Steve Lilwall

Personal information
- Date of birth: 15 February 1970
- Place of birth: Solihull, England
- Height: 5 ft 10 in (1.78 m)
- Position: Left back

Youth career
- Silhill

Senior career*
- Years: Team / Apps / (Gls)
- 198?–1987: Moor Green
- 1987–1992: Kidderminster Harriers / 65 / (4)
- 1992–1995: West Bromwich Albion / 73 / (0)
- 1995–1997: Rushden & Diamonds / 11 / (0)
- 1997–????: Kidderminster Harriers / 7 / (0)
- Moor Green

= Steve Lilwall =

English footballer

Stephen Lilwall (born 15 February 1970) is an English former professional footballer who made 73 appearances in the Football League for West Bromwich Albion. He also played non-league football for Moor Green, Kidderminster Harriers and Rushden & Diamonds. He played as a left back.

==Life and career==
Lilwall was born in Solihull. His uncle, Denis Thwaites, played professional football for Birmingham City in the 1960s. Lilwall played youth football for Silhill before joining Moor Green during the 1985–66 season. In 1987, he moved on to Kidderminster Harriers. Lilwall made his Conference debut in the 1989–90 season, and became a first-team regular during the following campaign. He helped Kidderminster reach the final of the 1990–91 FA Trophy, in which he created two chances for team-mates – both missed – and drew a good save from Wycombe Wanderers' goalkeeper as Kidderminster lost 2–1. Lilwall remained with Kidderminster for a further season, taking his Conference appearance total to 65, and then became Osvaldo Ardiles' first signing as manager of Second Division (third-tier) club West Bromwich Albion for a fee of around £70,000.

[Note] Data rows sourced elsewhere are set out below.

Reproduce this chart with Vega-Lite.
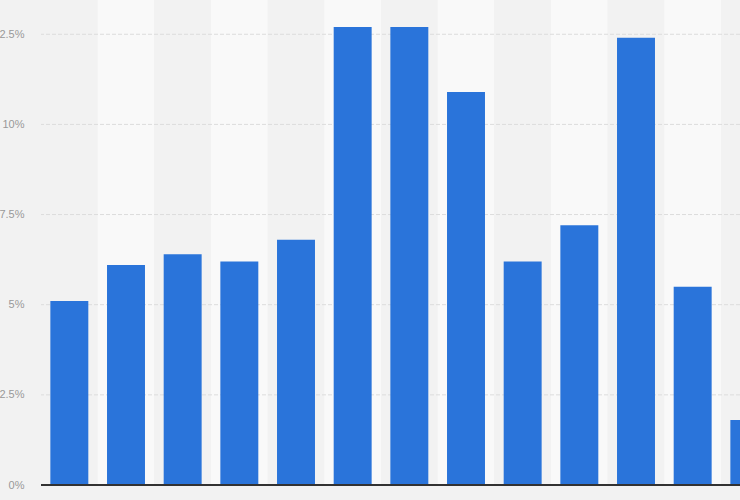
{
  "$schema": "https://vega.github.io/schema/vega-lite/v6.json",
  "autosize": {"type": "none"},
  "padding": {"left": 41, "top": 0, "right": 0, "bottom": 15},
  "width": 699,
  "height": 485,
  "background": "#f2f2f2",
  "config": {"view": {"stroke": null}},
  "data": {
    "values": [
      {"i": 1, "share": 5.1},
      {"i": 2, "share": 6.1},
      {"i": 3, "share": 6.4},
      {"i": 4, "share": 6.2},
      {"i": 5, "share": 6.8},
      {"i": 6, "share": 12.7},
      {"i": 7, "share": 12.7},
      {"i": 8, "share": 10.9},
      {"i": 9, "share": 6.2},
      {"i": 10, "share": 7.2},
      {"i": 11, "share": 12.4},
      {"i": 12, "share": 5.5},
      {"i": 13, "share": 1.8}
    ]
  },
  "encoding": {
    "x": {
      "field": "i",
      "type": "ordinal",
      "axis": null,
      "scale": {"range": [0, 736.67], "paddingInner": 0, "paddingOuter": 0}
    }
  },
  "layer": [
    {
      "mark": {"type": "bar", "cornerRadius": 0},
      "encoding": {
        "y": {"datum": 13.45, "type": "quantitative", "scale": {"domain": [0, 13.45], "nice": false}},
        "y2": {"datum": 0},
        "color": {
          "condition": {"test": "datum.i % 2 === 1", "value": "#f2f2f2"},
          "value": "#f9f9f9"
        }
      }
    },
    {
      "data": {"values": [{"g": 2.5}, {"g": 5}, {"g": 7.5}, {"g": 10}, {"g": 12.5}]},
      "mark": {"type": "rule", "color": "#dcdcdc", "strokeWidth": 1, "strokeDash": [4, 2]},
      "encoding": {
        "x": null,
        "y": {"field": "g", "type": "quantitative"}
      }
    },
    {
      "mark": {"type": "bar", "color": "#2a74da", "width": {"band": 0.67}},
      "encoding": {
        "y": {
          "field": "share",
          "type": "quantitative",
          "axis": {
            "values": [0, 2.5, 5, 7.5, 10, 12.5],
            "labelExpr": "datum.value + '%'",
            "ticks": false,
            "domain": false,
            "grid": false,
            "title": null,
            "labelPadding": 17,
            "labelColor": "#999999",
            "labelFont": "Liberation Sans",
            "labelFontSize": 11
          }
        }
      }
    },
    {
      "mark": {"type": "rule", "color": "#333333", "strokeWidth": 1.5},
      "encoding": {
        "x": null,
        "y": {"datum": 0, "type": "quantitative"}
      }
    }
  ]
}
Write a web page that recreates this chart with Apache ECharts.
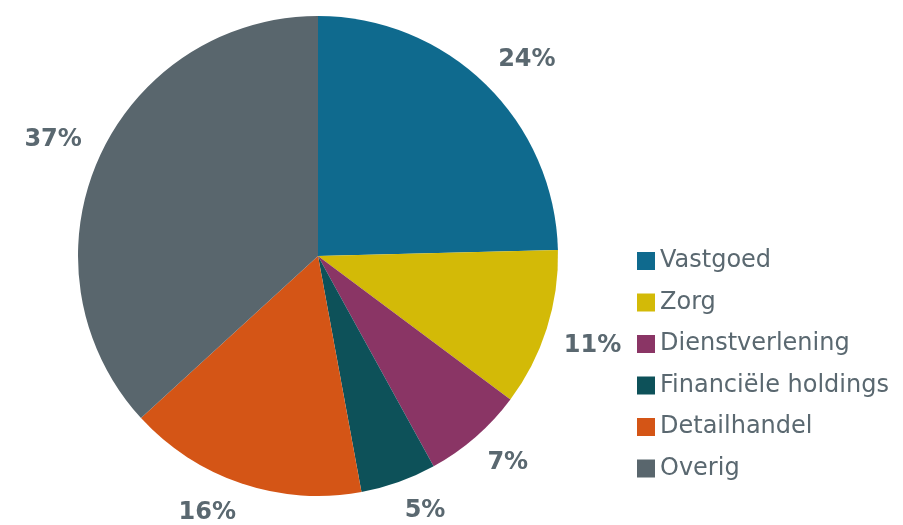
<!DOCTYPE html>
<html>
<head>
<meta charset="utf-8">
<script src="https://cdn.jsdelivr.net/npm/echarts@6/dist/echarts.min.js"></script>
<style>
  html, body { margin: 0; padding: 0; background: #fff; }
  #chart { width: 903px; height: 525px; }
</style>
</head>
<body>
<div id="chart"></div>
<script>
const sectors = ['Vastgoed', 'Zorg', 'Dienstverlening', 'Financiële holdings', 'Detailhandel', 'Overig'];
const shares = [24.6, 10.6, 6.8, 5.1, 16.1, 36.8];
// labels zoals op de grafiek
const pctLabels = ['24%', '11%', '7%', '5%', '16%', '37%'];
const sectorColors = ['#0f6a8e', '#d3ba07', '#8a3565', '#0d5159', '#d45516', '#59666d'];

const textColor = '#5a6870';
const pieCenter = [318, 256];
const pieRadius = 240;
const labelGap = 18;

// middenhoek van elk stuk (radialen, vanaf boven met de klok mee)
const total = shares.reduce((a, b) => a + b, 0);
let acc = 0;
const midAngles = shares.map(v => {
    const a = (acc + v / 2) / total * 2 * Math.PI;
    acc += v;
    return a;
});

var chart = echarts.init(document.getElementById('chart'));

chart.setOption({
    animation: false,
    color: sectorColors,
    legend: {
        orient: 'vertical',
        left: 632,
        top: 244,
        icon: 'rect',
        itemWidth: 18,
        itemHeight: 18,
        itemGap: 17.5,
        textStyle: {
            fontFamily: 'DejaVu Sans',
            fontSize: 24,
            lineHeight: 24,
            color: textColor
        },
        data: sectors
    },
    series: [{
        type: 'pie',
        center: pieCenter,
        radius: pieRadius,
        startAngle: 90,
        clockwise: true,
        avoidLabelOverlap: false,
        label: {
            show: true,
            position: 'outside',
            formatter: p => pctLabels[p.dataIndex],
            fontFamily: 'DejaVu Sans',
            fontWeight: 'bold',
            fontSize: 24,
            color: textColor
        },
        labelLine: { show: false },
        // label buiten de rand, hoek van het kader op de bissectrice
        labelLayout: function (params) {
            const a = midAngles[params.dataIndex];
            const ux = Math.sin(a), uy = -Math.cos(a);
            const w = params.labelRect.width, h = params.labelRect.height;
            const r = pieRadius + labelGap;
            return {
                x: pieCenter[0] + r * ux + Math.sign(ux) * w / 2,
                y: pieCenter[1] + r * uy + Math.sign(uy) * h / 2,
                align: 'center',
                verticalAlign: 'middle'
            };
        },
        emphasis: { disabled: true },
        data: sectors.map((name, i) => ({ name: name, value: shares[i] }))
    }]
});
</script>
</body>
</html>
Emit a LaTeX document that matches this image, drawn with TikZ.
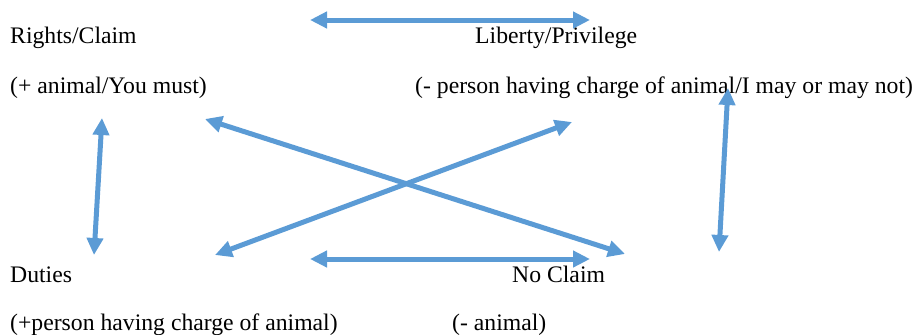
\documentclass[tikz,border=0pt]{standalone}
\usepackage{fontspec}
\setmainfont{Liberation Serif}
\usetikzlibrary{arrows.meta}
\definecolor{arrowblue}{HTML}{5B9BD5}
\tikzset{
  lbl/.style={anchor=base west, inner sep=0pt, font=\fontsize{23.7}{28}\selectfont, text=black},
  dblarrow/.style={draw=arrowblue, line width=5pt, {Triangle[length=17pt,width=16pt]}-{Triangle[length=17pt,width=16pt]}}
}
\begin{document}
\begin{tikzpicture}[x=1pt,y=-1pt]
\useasboundingbox (0,0) rectangle (922,335);
% labels
\node[lbl] (rc) at (10,43) {Rights/Claim};
\node[lbl] (rcs) at (10,93) {(+ animal/You must)};
\node[lbl] (lp) at (475,43) {Liberty/Privilege};
\node[lbl] (lps) at (415,93) {(- person having charge of animal/I may or may not)};
\node[lbl] (du) at (10,282) {Duties};
\node[lbl] (dus) at (10,330) {(+person having charge of animal)};
\node[lbl] (nc) at (512,282) {No Claim};
\node[lbl] (ncs) at (452,330) {(- animal)};
% arrow ends
\coordinate (t1) at (310,20);
\coordinate (t2) at (590,20);
\coordinate (l1) at (102,118);
\coordinate (l2) at (94,255);
\coordinate (r1) at (728,88);
\coordinate (r2) at (719,252);
\coordinate (x1) at (205,119);
\coordinate (x2) at (625,254);
\coordinate (y1) at (215,255);
\coordinate (y2) at (572,122);
\coordinate (b1) at (310,259);
\coordinate (b2) at (590,259);
% arrows
\draw[dblarrow] (t1) -- (t2);
\draw[dblarrow] (l1) -- (l2);
\draw[dblarrow] (r1) -- (r2);
\draw[dblarrow] (x1) -- (x2);
\draw[dblarrow] (y1) -- (y2);
\draw[dblarrow] (b1) -- (b2);
\end{tikzpicture}
\end{document}
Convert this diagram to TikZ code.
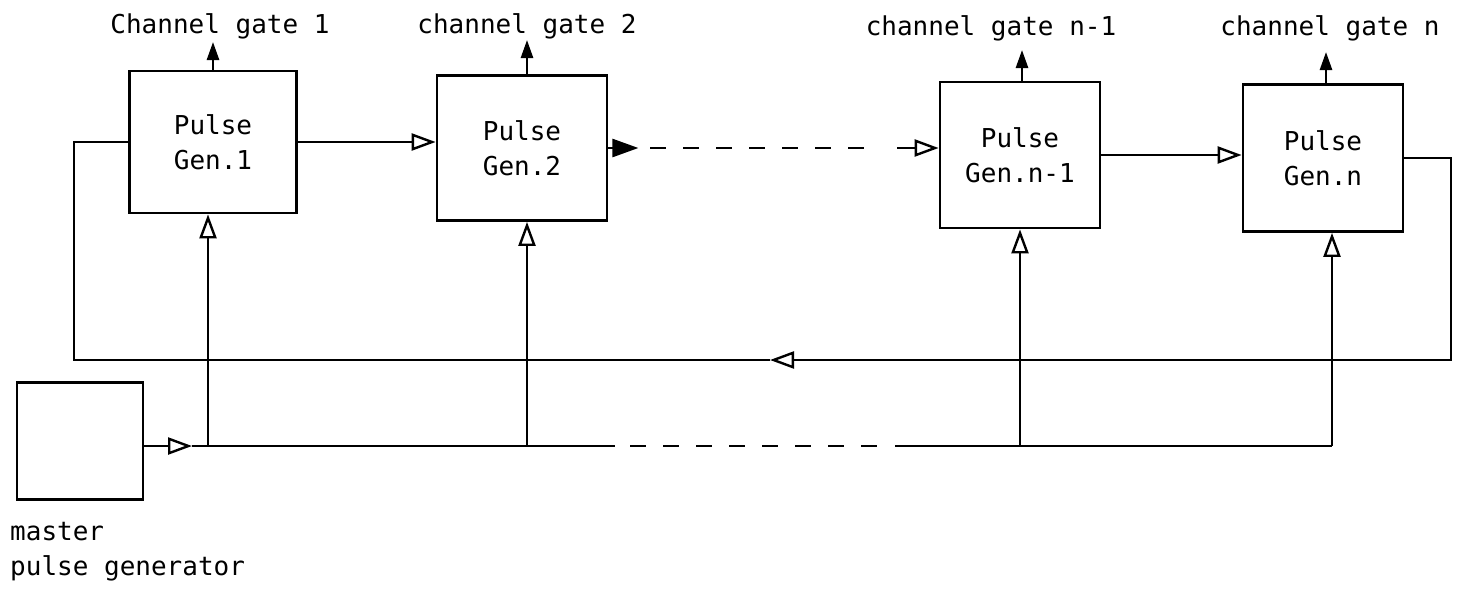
\documentclass[tikz,border=0pt]{standalone}
\usepackage{fontspec}
\setmonofont{DejaVu Sans Mono}
\usetikzlibrary{arrows.meta}
\tikzset{
  blk/.style={draw, line width=2.8pt, inner sep=0pt, align=center, font=\lbl},
  wire/.style={line width=2.6pt},
  oarr/.style={wire, -{Triangle[open, length=24pt, width=17pt, line width=2.4pt]}},
  farr/.style={wire, -{Triangle[length=26pt, width=18pt]}},
  uarr/.style={wire, -{Triangle[length=18pt, width=12pt]}},
  dsh/.style={wire, dash pattern=on 16pt off 17pt},
  lab/.style={font=\lbl, inner sep=0pt},
}
\newcommand{\lbl}{\ttfamily\fontsize{26}{35}\selectfont}
\begin{document}
\begin{tikzpicture}[x=1pt, y=-1pt]
\useasboundingbox (0,0) rectangle (1462,590);
% boxes
\node[blk, minimum width=167pt, minimum height=142pt] (b1) at (213,142) {Pulse\\Gen.1};
\node[blk, minimum width=170pt, minimum height=145pt] (b2) at (522,148) {Pulse\\Gen.2};
\node[blk, minimum width=160pt, minimum height=146pt] (b3) at (1020,155) {Pulse\\Gen.n-1};
\node[blk, minimum width=160pt, minimum height=147pt] (b4) at (1323,158) {Pulse\\Gen.n};
\node[blk, minimum width=126pt, minimum height=117pt] (m) at (80,441) {};
% labels
\node[lab] (l1) at (220,26) {Channel gate 1};
\node[lab] (l2) at (527,26) {channel gate 2};
\node[lab] (l3) at (991,28) {channel gate n-1};
\node[lab] (l4) at (1330,28) {channel gate n};
\node[lab, anchor=north west, align=left] (ml) at (10,522) {master\\pulse generator};
% outputs
\coordinate (o1) at (213,42);
\coordinate (o2) at (527,40);
\coordinate (o3) at (1022,50);
\coordinate (o4) at (1326,52);
\draw[uarr] (b1.north -| o1) -- (o1);
\draw[uarr] (b2.north -| o2) -- (o2);
\draw[uarr] (b3.north -| o3) -- (o3);
\draw[uarr] (b4.north -| o4) -- (o4);
% chain
\draw[oarr] (b1.east) -- (b1.east -| b2.west);
\draw[farr] (b2.east) -- ++(30,0) coordinate (d1);
\draw[dsh] (d1) ++(12,0) -- (880,0 |- d1);
\coordinate (d2) at (897,0 |- d1);
\draw[oarr] (d2) -- (d2 -| b3.west);
\draw[oarr] (b3.east) -- (b3.east -| b4.west);
% feedback loop
\coordinate (r1) at (1451,360);
\coordinate (fa) at (770,360);
\coordinate (r2) at (74,360);
\draw[oarr] (b4.east) -| (r1) -- (fa);
\draw[wire] (fa) -- (r2) |- (b1.west);
% distribution bus
\coordinate (j1) at (208,446);
\coordinate (j2) at (527,446);
\coordinate (j3) at (1020,446);
\coordinate (j4) at (1332,446);
\coordinate (ma) at (192,446);
\draw[oarr] (m.east |- ma) -- (ma);
\draw[wire] (ma) -- (j1) -- (j2) -- (615,446);
\draw[dsh] (630,446) -- (880,446);
\draw[wire] (895,446) -- (j3) -- (j4);
\draw[oarr] (j1) -- (j1 |- b1.south);
\draw[oarr] (j2) -- (j2 |- b2.south);
\draw[oarr] (j3) -- (j3 |- b3.south);
\draw[oarr] (j4) -- (j4 |- b4.south);
\end{tikzpicture}
\end{document}
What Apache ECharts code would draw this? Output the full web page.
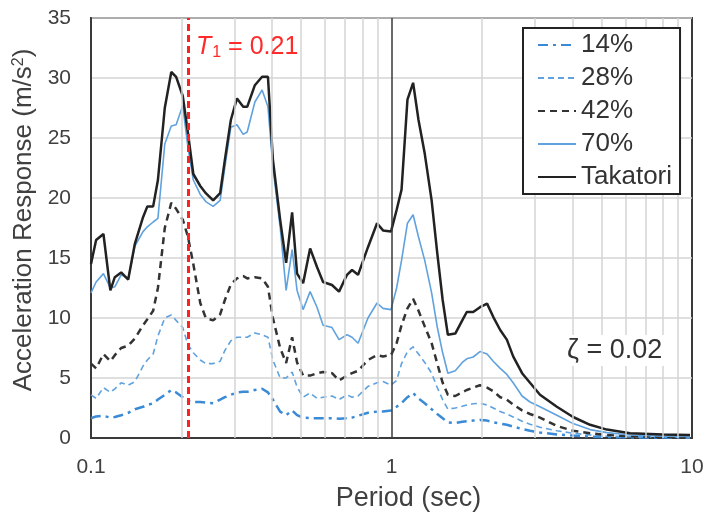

He went straight into the Albion first team, and by September 1992 Premier League club Liverpool were reported to be "monitoring [his] progress". He was ever-present during his first season, and was a member of the team that gained promotion to the First Division via the play-offs, beating Port Vale 3–0 in the final after Vale had a man sent off. After Alan Buckley became manager and Lilwall fell victim to a succession of injuries, he drifted out of first-team consideration. He left Albion at the end of the 1994–95 season, having made 73 appearances in Football League competition, and signed for Rushden & Diamonds of the Southern League.

Injury also disrupted his time with Rushden & Diamonds. He contributed only seven Southern League games as his team won the 1995–96 Southern League title, and the following season played just four times in the 1996–97 Conference. In 1997, he rejoined Kidderminster Harriers, but appeared only infrequently for the first team, and ended his senior career back at Moor Green.

Lilwall took a degree in Physical Education and Social Psychology at Coventry University, and also earned a diploma in Sports Psychology and the UEFA A Licence football coaching qualification. He trained as a teacher, and taught physical education at Ninestiles School in Acocks Green, Birmingham, as well as running a soccer school in the Solihull area.